Come July, and the situation had flipped. Ethereum miners were consistently raking in more than $600,000 in fees, with block rewards only growing more valuable with ETH’s price appreciation towards the end of the month.
Meanwhile, Bitcoin’s block reward halving in May reduced the primary source of revenue for miners.
In July, the daily average fee income for Bitcoin miners was $810,000. For Ethereum miners, this figure was 35% higher at $1.09 million a day.
The catalyst for Ethereum’s usage explosion can be traced back to the beginning of Compound’s liquidity mining. Although liquidity mining and yield farming existed before COMP’s launch, it marked the start of a real DeFi bubble.
From mid-June onwards, DeFi became the center of attention for the broader crypto market.
However, this boom came at a literal cost. Ethereum miners were financially thriving, but who was responsible for it?
Users were paying between $10 and $100 to confirm a transaction on Ethereum.

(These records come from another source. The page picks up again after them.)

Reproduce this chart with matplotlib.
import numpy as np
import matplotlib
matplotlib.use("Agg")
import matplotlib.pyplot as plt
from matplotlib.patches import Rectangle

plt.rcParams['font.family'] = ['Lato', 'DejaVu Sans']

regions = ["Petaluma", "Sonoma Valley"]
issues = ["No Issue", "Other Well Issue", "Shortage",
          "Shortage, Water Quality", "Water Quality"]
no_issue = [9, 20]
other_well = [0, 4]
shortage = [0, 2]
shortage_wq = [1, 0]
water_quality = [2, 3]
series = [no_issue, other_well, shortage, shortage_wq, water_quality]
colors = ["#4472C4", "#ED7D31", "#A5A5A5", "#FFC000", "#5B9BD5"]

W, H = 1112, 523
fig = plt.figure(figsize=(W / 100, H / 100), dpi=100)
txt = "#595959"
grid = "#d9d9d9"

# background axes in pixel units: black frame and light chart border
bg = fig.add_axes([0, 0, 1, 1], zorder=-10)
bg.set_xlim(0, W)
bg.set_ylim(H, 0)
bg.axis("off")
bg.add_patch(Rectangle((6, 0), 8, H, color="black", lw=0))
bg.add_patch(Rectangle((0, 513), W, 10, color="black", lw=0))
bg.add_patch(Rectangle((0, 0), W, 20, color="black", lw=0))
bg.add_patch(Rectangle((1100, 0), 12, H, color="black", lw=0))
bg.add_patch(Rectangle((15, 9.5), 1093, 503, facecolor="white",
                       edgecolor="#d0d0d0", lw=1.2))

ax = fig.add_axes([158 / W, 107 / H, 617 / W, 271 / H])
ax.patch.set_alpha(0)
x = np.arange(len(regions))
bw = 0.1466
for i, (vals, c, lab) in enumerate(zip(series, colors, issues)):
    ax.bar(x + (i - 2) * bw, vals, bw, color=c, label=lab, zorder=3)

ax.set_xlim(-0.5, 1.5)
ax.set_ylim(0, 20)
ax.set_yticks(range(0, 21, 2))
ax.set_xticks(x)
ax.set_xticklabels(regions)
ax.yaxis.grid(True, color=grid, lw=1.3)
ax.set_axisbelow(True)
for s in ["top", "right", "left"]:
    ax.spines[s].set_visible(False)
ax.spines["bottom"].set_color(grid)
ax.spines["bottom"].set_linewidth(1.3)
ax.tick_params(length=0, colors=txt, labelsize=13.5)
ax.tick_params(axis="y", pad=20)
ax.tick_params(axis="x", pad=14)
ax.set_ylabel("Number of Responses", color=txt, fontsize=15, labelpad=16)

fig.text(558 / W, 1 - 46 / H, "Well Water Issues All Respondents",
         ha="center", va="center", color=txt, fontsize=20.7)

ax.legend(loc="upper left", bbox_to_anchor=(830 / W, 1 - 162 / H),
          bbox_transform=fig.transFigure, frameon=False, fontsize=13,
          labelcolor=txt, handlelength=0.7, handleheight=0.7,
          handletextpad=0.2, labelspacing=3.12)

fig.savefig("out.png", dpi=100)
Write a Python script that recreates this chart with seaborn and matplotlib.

Many people were priced out, and the rest paid these high fees because the profit from doing so was higher. For perspective, the average gas cost was eight gwei between April and June, and over 120 gwei in August.
Layer two solutions that reduce dependency on the Ethereum blockchain are nearing completion. This upgrade will reduce the cost of using DeFi.
The current revenue burst for Ethereum miners is thus expected to be short-lived. But as more layer two solutions get deployed, profits will slowly revert to current levels and higher.